→ What is asked: Extract word for word the lines of the listing from its start to the line holding "const yearEnds = [9, 18];", both ends kept; pictures are not part of the copy.

→ Data segment:
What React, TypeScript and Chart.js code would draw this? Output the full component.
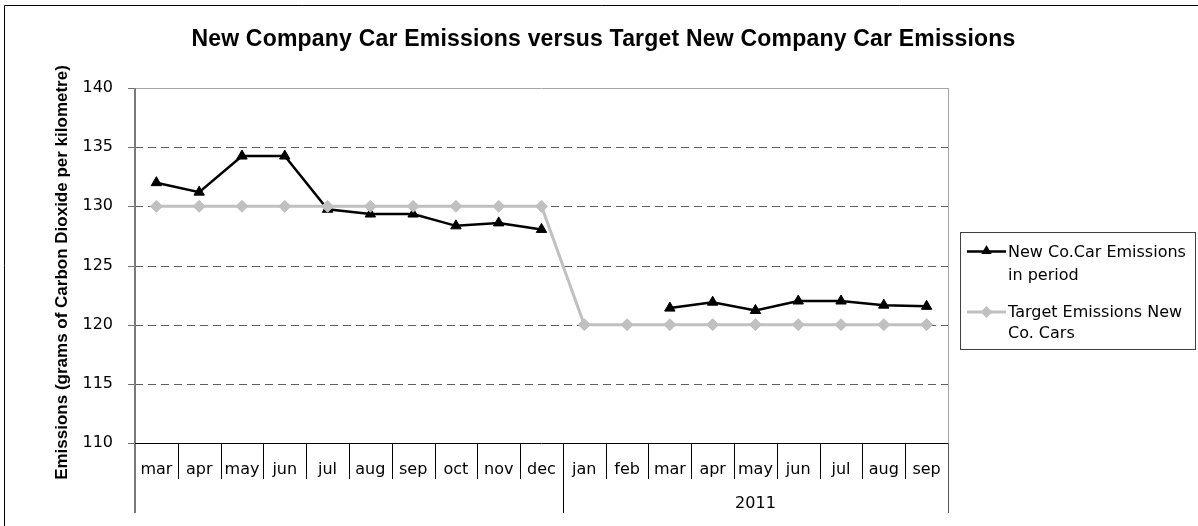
import React, { useEffect, useRef } from "react";
import { Chart, registerables } from "chart.js";

Chart.register(...registerables);

const TITLE = "New Company Car Emissions versus Target New Company Car Emissions";
const Y_TITLE = "Emissions (grams of Carbon Dioxide per kilometre)";

const months = ["mar", "apr", "may", "jun", "jul", "aug", "sep", "oct", "nov", "dec", "jan", "feb", "mar", "apr", "may", "jun", "jul", "aug", "sep"];
const yearLabels = ["", "2011"];
const yearStarts = [0, 10];
const yearEnds = [9, 18];

const emissions = [132.0, 131.2, 134.25, 134.25, 129.75, 129.35, 129.35, 128.35, 128.6, 128.05, null, null, 121.4, 121.9, 121.2, 122.0, 122.0, 121.65, 121.55];
const target = [130, 130, 130, 130, 130, 130, 130, 130, 130, 130, 120, 120, 120, 120, 120, 120, 120, 120, 120];

const seriesNames = ["New Co.Car Emissions in period", "Target Emissions New Co. Cars"];
const legendLines = [["New Co.Car Emissions", "in period"], ["Target Emissions New", "Co. Cars"]];

const Y_MIN = 110;
const Y_MAX = 140;
const Y_STEP = 5;

const FONT = "'DejaVu Sans', Verdana, sans-serif";
const BOLD_FONT = "'Liberation Sans', Arial, sans-serif";
const EMIS_COLOR = "#000000";
const TARGET_COLOR = "#c0c0c0";

function drawTriangle(ctx: CanvasRenderingContext2D, x: number, y: number, r: number, color: string) {
  ctx.beginPath();
  ctx.moveTo(x, y - r);
  ctx.lineTo(x + r * 0.866, y + r / 2);
  ctx.lineTo(x - r * 0.866, y + r / 2);
  ctx.closePath();
  ctx.fillStyle = color;
  ctx.fill();
}

function drawDiamond(ctx: CanvasRenderingContext2D, x: number, y: number, r: number, color: string) {
  ctx.beginPath();
  ctx.moveTo(x - r, y);
  ctx.lineTo(x, y - r);
  ctx.lineTo(x + r, y);
  ctx.lineTo(x, y + r);
  ctx.closePath();
  ctx.fillStyle = color;
  ctx.fill();
}

const decorPlugin = {
  id: "decor",
  beforeDatasetsDraw(chart: any) {
    const { ctx, chartArea, scales } = chart;
    const { left, right, top, bottom } = chartArea;
    const y = scales.y;
    ctx.save();
    // dashed gridlines
    ctx.lineWidth = 1;
    ctx.strokeStyle = "#5f5f5f";
    ctx.setLineDash([8, 5]);
    for (let v = Y_MIN + Y_STEP; v < Y_MAX; v += Y_STEP) {
      const py = Math.round(y.getPixelForValue(v)) + 0.5;
      ctx.beginPath();
      ctx.moveTo(left, py);
      ctx.lineTo(right, py);
      ctx.stroke();
    }
    ctx.setLineDash([]);
    // top and right plot border
    ctx.strokeStyle = "#a6a6a6";
    const pTop = Math.round(y.getPixelForValue(Y_MAX)) + 0.5;
    ctx.beginPath();
    ctx.moveTo(left, pTop);
    ctx.lineTo(right, pTop);
    ctx.moveTo(Math.round(right) + 0.5, top);
    ctx.lineTo(Math.round(right) + 0.5, bottom);
    ctx.stroke();
    // tick marks
    ctx.strokeStyle = "#707070";
    for (let v = Y_MIN; v <= Y_MAX; v += Y_STEP) {
      const py = Math.round(y.getPixelForValue(v)) + 0.5;
      ctx.beginPath();
      ctx.moveTo(left - 7, py);
      ctx.lineTo(left, py);
      ctx.stroke();
    }
    // left axis line
    ctx.strokeStyle = "#7a7a7a";
    ctx.lineWidth = 2;
    ctx.beginPath();
    ctx.moveTo(left, top);
    ctx.lineTo(left, bottom + 70);
    ctx.stroke();
    ctx.restore();
  },
  afterDraw(chart: any) {
    const { ctx, chartArea, scales } = chart;
    const { left, right, bottom } = chartArea;
    const x = scales.x;
    ctx.save();
    // x axis line
    ctx.strokeStyle = "#000";
    ctx.lineWidth = 1;
    ctx.beginPath();
    ctx.moveTo(left, Math.round(bottom) + 0.5);
    ctx.lineTo(right, Math.round(bottom) + 0.5);
    ctx.stroke();
    // separators
    const half = (x.getPixelForValue(1) - x.getPixelForValue(0)) / 2;
    for (let i = 1; i <= months.length; i++) {
      const bx = Math.round(x.getPixelForValue(i) - half) + 0.5;
      const isGroup = yearStarts.includes(i) || i === months.length;
      ctx.strokeStyle = i === months.length ? "#555" : "#000";
      ctx.beginPath();
      ctx.moveTo(bx, bottom);
      ctx.lineTo(bx, bottom + (isGroup ? 70 : 36));
      ctx.stroke();
    }
    // month labels
    ctx.fillStyle = "#000";
    ctx.font = `16px ${FONT}`;
    ctx.textAlign = "center";
    ctx.textBaseline = "alphabetic";
    months.forEach((m, i) => {
      ctx.fillText(m, x.getPixelForValue(i), bottom + 31);
    });
    // year labels
    yearLabels.forEach((lab, gi) => {
      if (!lab) return;
      const cx = (x.getPixelForValue(yearStarts[gi]) + x.getPixelForValue(yearEnds[gi])) / 2;
      ctx.fillText(lab, cx, bottom + 65);
    });
    // legend
    const lx = 960.5, ly = 232.5, lw = 235, lh = 117;
    ctx.fillStyle = "#fff";
    ctx.fillRect(lx, ly, lw, lh);
    ctx.strokeStyle = "#404040";
    ctx.lineWidth = 1;
    ctx.strokeRect(lx, ly, lw, lh);
    // entry 1
    ctx.strokeStyle = EMIS_COLOR;
    ctx.lineWidth = 2.5;
    ctx.beginPath();
    ctx.moveTo(967, 251.5);
    ctx.lineTo(1006, 251.5);
    ctx.stroke();
    drawTriangle(ctx, 986.5, 251, 6, EMIS_COLOR);
    // entry 2
    ctx.strokeStyle = TARGET_COLOR;
    ctx.lineWidth = 3;
    ctx.beginPath();
    ctx.moveTo(967, 312);
    ctx.lineTo(1006, 312);
    ctx.stroke();
    drawDiamond(ctx, 986.5, 312, 6, TARGET_COLOR);
    ctx.fillStyle = "#000";
    ctx.textAlign = "left";
    ctx.textBaseline = "alphabetic";
    ctx.font = `16px ${FONT}`;
    ctx.fillText(legendLines[0][0], 1008, 257);
    ctx.fillText(legendLines[0][1], 1008, 280);
    ctx.fillText(legendLines[1][0], 1008, 317);
    ctx.fillText(legendLines[1][1], 1008, 338);
    // title
    ctx.font = `bold 23px ${BOLD_FONT}`;
    ctx.textAlign = "center";
    (ctx as any).letterSpacing = "0.2px";
    ctx.fillText(TITLE, 603.5, 45.5);
    (ctx as any).letterSpacing = "0px";
    // y title
    ctx.save();
    ctx.translate(66.5, 272.5);
    ctx.rotate(-Math.PI / 2);
    ctx.font = `bold 17px ${BOLD_FONT}`;
    ctx.textAlign = "center";
    ctx.textBaseline = "alphabetic";
    ctx.fillText(Y_TITLE, 0, 0);
    ctx.restore();
    // outer frame (left & top visible)
    ctx.strokeStyle = "#000";
    ctx.lineWidth = 1;
    ctx.beginPath();
    ctx.moveTo(4.5, 526);
    ctx.lineTo(4.5, 5.5);
    ctx.lineTo(1198, 5.5);
    ctx.stroke();
    ctx.restore();
  },
};

export default function App() {
  const ref = useRef<HTMLCanvasElement>(null);
  useEffect(() => {
    const chart = new Chart(ref.current as HTMLCanvasElement, {
      type: "line",
      data: {
        labels: months,
        datasets: [
          {
            label: seriesNames[0],
            data: emissions,
            borderColor: EMIS_COLOR,
            backgroundColor: EMIS_COLOR,
            borderWidth: 2.5,
            pointStyle: "triangle",
            pointRadius: 6,
            pointBorderWidth: 1,
            pointBackgroundColor: EMIS_COLOR,
            pointBorderColor: EMIS_COLOR,
            spanGaps: false,
            tension: 0,
            order: 1,
          },
          {
            label: seriesNames[1],
            data: target,
            borderColor: TARGET_COLOR,
            backgroundColor: TARGET_COLOR,
            borderWidth: 3,
            pointStyle: "rectRot",
            pointRadius: 6,
            pointBorderWidth: 1,
            pointBackgroundColor: TARGET_COLOR,
            pointBorderColor: TARGET_COLOR,
            tension: 0,
            order: 0,
          },
        ],
      },
      options: {
        responsive: false,
        animation: false,
        devicePixelRatio: 1,
        layout: { padding: { top: 88, left: 0, right: 250, bottom: 83 } },
        plugins: {
          legend: { display: false },
          title: { display: false },
          tooltip: { enabled: false },
        },
        scales: {
          x: {
            type: "category",
            offset: true,
            grid: { display: false },
            border: { display: false },
            ticks: { display: false },
            afterFit: (s: any) => {
              s.height = 0;
            },
          },
          y: {
            min: Y_MIN,
            max: Y_MAX,
            ticks: {
              stepSize: Y_STEP,
              font: { family: FONT, size: 16 },
              color: "#000",
              padding: 22,
            },
            grid: { display: false, drawTicks: false },
            border: { display: false },
            afterFit: (s: any) => {
              s.width = 135;
            },
          },
        },
      },
      plugins: [decorPlugin],
    });
    return () => chart.destroy();
  }, []);
  return (
    <div style={{ position: "fixed", left: 0, top: 0, width: 1198, height: 526, background: "#fff" }}>
      <canvas ref={ref} width={1198} height={526} style={{ display: "block", width: 1198, height: 526 }} />
    </div>
  );
}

→ Answer to the task:
What React, TypeScript and Chart.js code would draw this? Output the full component.
import React, { useEffect, useRef } from "react";
import { Chart, registerables } from "chart.js";

Chart.register(...registerables);

const TITLE = "New Company Car Emissions versus Target New Company Car Emissions";
const Y_TITLE = "Emissions (grams of Carbon Dioxide per kilometre)";

const months = ["mar", "apr", "may", "jun", "jul", "aug", "sep", "oct", "nov", "dec", "jan", "feb", "mar", "apr", "may", "jun", "jul", "aug", "sep"];
const yearLabels = ["", "2011"];
const yearStarts = [0, 10];
const yearEnds = [9, 18];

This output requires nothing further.